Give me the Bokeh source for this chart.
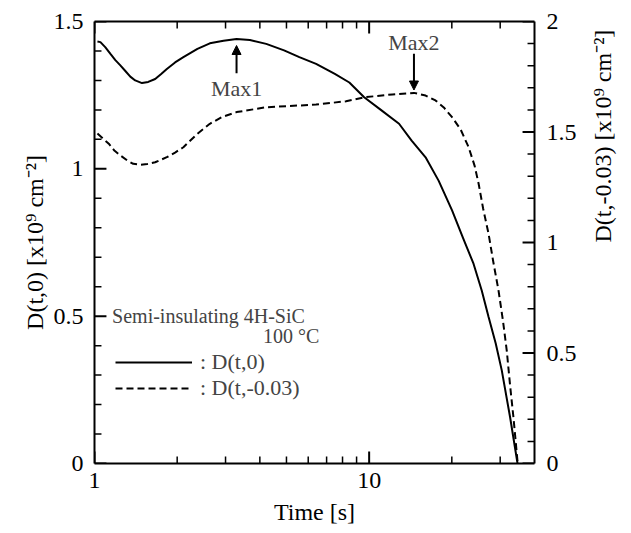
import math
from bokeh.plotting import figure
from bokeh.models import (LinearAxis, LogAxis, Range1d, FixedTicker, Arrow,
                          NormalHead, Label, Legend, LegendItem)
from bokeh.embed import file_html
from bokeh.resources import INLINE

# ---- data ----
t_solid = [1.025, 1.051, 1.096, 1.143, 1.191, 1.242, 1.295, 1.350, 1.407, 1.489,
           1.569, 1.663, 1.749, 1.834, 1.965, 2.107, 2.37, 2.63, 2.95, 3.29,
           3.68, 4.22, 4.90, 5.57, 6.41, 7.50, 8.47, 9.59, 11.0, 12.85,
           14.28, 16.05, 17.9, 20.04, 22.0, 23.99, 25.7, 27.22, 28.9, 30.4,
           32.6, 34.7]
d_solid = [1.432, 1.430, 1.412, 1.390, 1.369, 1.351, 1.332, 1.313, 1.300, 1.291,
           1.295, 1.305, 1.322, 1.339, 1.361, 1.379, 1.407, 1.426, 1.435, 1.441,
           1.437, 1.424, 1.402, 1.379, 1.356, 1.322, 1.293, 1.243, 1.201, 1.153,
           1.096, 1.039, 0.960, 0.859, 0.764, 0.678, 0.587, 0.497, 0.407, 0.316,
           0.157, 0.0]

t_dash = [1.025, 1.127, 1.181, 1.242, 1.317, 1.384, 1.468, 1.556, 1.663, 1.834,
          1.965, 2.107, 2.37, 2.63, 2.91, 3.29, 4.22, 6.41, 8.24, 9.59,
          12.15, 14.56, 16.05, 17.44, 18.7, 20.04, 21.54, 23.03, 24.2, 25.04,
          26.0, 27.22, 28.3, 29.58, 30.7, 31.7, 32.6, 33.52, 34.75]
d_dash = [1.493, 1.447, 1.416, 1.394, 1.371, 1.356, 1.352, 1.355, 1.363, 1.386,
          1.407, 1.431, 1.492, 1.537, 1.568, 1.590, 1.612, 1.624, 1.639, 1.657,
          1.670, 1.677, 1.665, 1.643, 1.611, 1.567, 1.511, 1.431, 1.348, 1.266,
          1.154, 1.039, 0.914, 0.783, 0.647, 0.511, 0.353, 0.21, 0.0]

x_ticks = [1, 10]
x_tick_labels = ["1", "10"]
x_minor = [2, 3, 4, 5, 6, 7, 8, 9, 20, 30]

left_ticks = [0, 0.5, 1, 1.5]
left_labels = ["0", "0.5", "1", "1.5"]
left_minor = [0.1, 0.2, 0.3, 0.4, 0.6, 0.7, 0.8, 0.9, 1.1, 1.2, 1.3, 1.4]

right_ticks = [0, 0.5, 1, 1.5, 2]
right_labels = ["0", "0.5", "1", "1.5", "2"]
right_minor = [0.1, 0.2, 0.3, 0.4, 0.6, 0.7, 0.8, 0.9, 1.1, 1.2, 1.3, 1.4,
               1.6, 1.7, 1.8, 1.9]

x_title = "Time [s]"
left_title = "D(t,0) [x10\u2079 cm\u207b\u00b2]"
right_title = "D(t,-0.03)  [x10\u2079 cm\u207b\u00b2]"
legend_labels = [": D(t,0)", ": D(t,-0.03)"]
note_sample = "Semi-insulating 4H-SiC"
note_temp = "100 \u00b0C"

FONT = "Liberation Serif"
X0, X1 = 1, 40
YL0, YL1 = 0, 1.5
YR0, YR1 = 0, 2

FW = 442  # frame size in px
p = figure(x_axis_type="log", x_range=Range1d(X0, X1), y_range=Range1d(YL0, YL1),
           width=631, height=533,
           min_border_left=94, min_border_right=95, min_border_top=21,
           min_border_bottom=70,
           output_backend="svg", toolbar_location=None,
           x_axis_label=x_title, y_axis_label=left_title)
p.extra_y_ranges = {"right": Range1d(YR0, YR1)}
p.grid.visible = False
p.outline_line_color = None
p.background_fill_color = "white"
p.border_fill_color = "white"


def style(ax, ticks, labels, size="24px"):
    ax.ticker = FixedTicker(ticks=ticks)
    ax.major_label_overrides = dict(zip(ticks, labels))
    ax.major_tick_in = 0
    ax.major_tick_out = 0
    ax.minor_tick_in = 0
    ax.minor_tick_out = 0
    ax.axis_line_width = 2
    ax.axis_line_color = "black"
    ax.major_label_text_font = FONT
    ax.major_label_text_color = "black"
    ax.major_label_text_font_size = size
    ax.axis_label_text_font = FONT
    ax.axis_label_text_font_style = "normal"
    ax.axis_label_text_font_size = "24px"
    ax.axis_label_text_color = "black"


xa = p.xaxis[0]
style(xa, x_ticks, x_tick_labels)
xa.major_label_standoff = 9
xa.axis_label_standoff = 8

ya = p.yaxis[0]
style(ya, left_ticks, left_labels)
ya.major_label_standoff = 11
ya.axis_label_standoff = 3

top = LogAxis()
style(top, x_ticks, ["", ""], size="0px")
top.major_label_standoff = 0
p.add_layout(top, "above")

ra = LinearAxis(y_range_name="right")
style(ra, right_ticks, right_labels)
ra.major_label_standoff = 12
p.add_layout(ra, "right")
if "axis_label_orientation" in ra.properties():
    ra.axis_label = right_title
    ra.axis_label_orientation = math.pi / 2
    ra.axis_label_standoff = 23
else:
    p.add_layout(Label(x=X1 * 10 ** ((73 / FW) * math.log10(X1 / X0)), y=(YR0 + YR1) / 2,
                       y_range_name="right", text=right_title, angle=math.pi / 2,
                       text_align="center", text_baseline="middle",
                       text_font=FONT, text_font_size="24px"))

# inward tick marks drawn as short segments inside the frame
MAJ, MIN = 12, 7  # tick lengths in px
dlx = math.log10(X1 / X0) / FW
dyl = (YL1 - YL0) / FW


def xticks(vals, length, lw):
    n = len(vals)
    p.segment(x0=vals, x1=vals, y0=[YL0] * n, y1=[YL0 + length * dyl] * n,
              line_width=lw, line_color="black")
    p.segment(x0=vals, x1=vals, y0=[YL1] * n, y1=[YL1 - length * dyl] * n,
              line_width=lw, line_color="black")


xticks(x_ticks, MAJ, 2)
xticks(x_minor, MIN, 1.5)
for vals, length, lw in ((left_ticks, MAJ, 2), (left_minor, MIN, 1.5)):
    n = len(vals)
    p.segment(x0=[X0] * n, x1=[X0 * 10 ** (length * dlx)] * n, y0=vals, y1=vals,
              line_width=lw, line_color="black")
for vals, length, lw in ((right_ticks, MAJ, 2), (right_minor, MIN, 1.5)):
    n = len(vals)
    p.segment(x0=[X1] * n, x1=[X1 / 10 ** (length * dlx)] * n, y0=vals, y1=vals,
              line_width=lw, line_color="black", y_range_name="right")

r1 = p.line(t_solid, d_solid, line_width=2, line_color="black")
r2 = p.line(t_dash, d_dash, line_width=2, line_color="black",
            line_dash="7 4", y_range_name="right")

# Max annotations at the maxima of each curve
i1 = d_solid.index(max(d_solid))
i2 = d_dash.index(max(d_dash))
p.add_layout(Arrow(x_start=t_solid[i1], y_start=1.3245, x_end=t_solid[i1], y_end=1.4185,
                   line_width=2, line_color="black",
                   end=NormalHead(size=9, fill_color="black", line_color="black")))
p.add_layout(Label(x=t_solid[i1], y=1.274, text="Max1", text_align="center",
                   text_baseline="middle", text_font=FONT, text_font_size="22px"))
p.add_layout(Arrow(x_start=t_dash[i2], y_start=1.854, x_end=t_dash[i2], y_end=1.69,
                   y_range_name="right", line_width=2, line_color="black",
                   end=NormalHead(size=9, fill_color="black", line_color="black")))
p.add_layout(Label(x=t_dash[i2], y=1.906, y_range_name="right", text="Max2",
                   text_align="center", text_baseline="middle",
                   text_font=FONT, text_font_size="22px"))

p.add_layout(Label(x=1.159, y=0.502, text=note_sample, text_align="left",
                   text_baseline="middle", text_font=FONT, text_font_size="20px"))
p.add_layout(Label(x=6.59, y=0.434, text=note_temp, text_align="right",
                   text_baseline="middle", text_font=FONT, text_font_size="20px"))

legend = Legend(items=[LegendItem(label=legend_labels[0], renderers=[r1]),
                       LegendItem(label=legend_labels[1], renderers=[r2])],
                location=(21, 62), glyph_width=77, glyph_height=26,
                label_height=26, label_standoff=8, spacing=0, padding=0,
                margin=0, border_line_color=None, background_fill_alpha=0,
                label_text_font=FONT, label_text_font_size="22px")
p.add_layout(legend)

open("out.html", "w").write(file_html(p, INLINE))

.....

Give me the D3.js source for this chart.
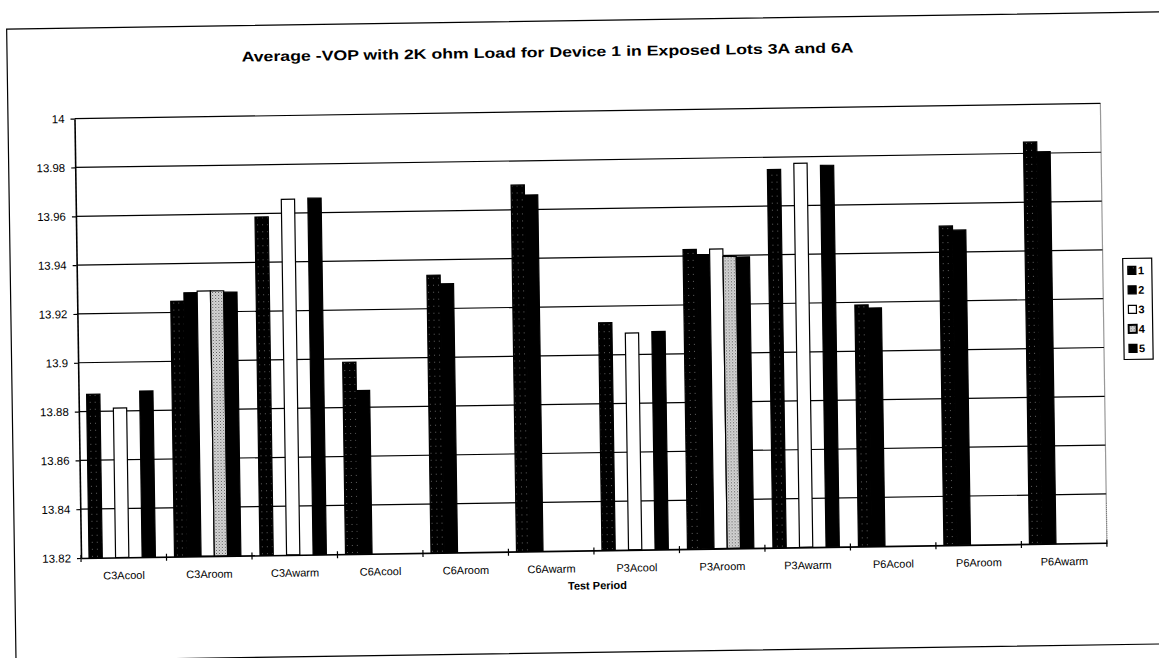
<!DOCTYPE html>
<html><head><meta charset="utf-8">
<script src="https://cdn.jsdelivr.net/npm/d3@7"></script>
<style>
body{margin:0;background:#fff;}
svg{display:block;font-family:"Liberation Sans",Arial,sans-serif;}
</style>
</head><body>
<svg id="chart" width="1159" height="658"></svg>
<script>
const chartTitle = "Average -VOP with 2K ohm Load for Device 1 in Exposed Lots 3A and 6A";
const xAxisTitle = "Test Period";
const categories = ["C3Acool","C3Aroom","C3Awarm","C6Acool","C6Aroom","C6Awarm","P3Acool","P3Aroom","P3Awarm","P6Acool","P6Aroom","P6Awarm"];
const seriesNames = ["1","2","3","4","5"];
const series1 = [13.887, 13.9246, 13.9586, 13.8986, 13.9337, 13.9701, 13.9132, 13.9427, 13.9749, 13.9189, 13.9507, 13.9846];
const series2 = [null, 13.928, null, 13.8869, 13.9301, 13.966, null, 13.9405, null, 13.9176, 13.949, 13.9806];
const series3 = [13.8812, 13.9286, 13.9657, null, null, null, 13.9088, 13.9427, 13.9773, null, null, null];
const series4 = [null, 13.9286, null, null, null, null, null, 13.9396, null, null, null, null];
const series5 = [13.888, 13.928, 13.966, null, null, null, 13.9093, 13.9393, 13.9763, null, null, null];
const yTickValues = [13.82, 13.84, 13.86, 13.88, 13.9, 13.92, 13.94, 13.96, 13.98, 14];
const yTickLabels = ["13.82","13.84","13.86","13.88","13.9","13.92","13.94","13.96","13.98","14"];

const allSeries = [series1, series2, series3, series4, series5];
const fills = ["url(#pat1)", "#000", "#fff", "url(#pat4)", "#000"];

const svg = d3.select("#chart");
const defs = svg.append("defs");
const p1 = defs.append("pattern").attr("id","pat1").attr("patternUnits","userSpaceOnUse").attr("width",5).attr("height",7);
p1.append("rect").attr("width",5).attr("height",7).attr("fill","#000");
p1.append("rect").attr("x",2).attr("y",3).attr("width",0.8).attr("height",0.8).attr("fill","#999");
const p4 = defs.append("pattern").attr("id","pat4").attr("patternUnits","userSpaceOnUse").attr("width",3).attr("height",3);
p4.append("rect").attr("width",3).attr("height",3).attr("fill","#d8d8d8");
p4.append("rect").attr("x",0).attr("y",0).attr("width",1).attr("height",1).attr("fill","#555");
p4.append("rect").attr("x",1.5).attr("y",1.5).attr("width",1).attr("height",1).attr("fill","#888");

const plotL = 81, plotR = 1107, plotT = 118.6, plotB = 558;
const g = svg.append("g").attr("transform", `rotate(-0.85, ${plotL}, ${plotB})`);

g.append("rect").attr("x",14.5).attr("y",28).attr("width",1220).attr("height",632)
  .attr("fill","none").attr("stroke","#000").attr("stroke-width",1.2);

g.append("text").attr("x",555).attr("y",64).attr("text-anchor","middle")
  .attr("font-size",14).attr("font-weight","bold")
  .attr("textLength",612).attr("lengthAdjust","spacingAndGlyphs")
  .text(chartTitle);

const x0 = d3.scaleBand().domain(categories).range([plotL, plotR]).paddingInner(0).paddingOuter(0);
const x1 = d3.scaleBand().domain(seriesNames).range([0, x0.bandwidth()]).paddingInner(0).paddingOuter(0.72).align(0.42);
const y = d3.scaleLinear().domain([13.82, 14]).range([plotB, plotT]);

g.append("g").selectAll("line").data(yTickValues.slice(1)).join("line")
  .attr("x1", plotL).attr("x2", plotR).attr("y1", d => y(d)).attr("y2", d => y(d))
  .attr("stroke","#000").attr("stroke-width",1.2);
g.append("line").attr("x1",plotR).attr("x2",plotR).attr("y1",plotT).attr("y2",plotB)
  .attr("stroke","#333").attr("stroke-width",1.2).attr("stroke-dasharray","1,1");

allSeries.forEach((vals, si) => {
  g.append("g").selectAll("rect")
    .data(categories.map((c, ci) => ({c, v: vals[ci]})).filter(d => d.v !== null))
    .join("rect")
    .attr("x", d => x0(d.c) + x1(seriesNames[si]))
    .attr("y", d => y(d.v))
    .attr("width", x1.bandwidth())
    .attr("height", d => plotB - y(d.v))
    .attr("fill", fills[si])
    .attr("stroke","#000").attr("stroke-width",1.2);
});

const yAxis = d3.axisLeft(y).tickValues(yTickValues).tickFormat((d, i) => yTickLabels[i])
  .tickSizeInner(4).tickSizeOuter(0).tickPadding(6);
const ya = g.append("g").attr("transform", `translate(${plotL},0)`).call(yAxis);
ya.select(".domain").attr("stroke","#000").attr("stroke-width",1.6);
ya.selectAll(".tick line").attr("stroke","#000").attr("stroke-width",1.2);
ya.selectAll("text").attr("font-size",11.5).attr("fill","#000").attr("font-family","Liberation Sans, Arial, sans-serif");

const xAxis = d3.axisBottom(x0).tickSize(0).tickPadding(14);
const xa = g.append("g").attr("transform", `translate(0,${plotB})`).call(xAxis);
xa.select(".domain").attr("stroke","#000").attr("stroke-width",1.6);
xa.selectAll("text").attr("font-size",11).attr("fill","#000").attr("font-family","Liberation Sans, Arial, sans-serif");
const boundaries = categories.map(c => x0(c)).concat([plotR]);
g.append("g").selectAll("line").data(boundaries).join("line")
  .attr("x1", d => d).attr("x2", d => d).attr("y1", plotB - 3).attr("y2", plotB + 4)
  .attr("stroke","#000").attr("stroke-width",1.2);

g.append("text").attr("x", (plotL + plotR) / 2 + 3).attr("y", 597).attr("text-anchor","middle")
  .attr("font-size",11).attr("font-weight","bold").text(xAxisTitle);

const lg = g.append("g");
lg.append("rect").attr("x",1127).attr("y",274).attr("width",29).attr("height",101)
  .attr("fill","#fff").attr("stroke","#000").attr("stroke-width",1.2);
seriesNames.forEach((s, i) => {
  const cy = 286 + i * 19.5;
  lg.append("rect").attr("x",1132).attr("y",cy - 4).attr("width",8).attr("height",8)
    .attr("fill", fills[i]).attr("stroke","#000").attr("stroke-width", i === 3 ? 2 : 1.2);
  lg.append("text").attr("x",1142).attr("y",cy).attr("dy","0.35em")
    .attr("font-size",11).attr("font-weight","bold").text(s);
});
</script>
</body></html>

.....

From the line containing "Give me the Bokeh source for this chart." through the line containing "from bokeh.resources import INLINE", copy every line above exactly, without pictures.

Give me the Bokeh source for this chart.
import math
from bokeh.plotting import figure
from bokeh.models import (LinearAxis, LogAxis, Range1d, FixedTicker, Arrow,
                          NormalHead, Label, Legend, LegendItem)
from bokeh.embed import file_html
from bokeh.resources import INLINE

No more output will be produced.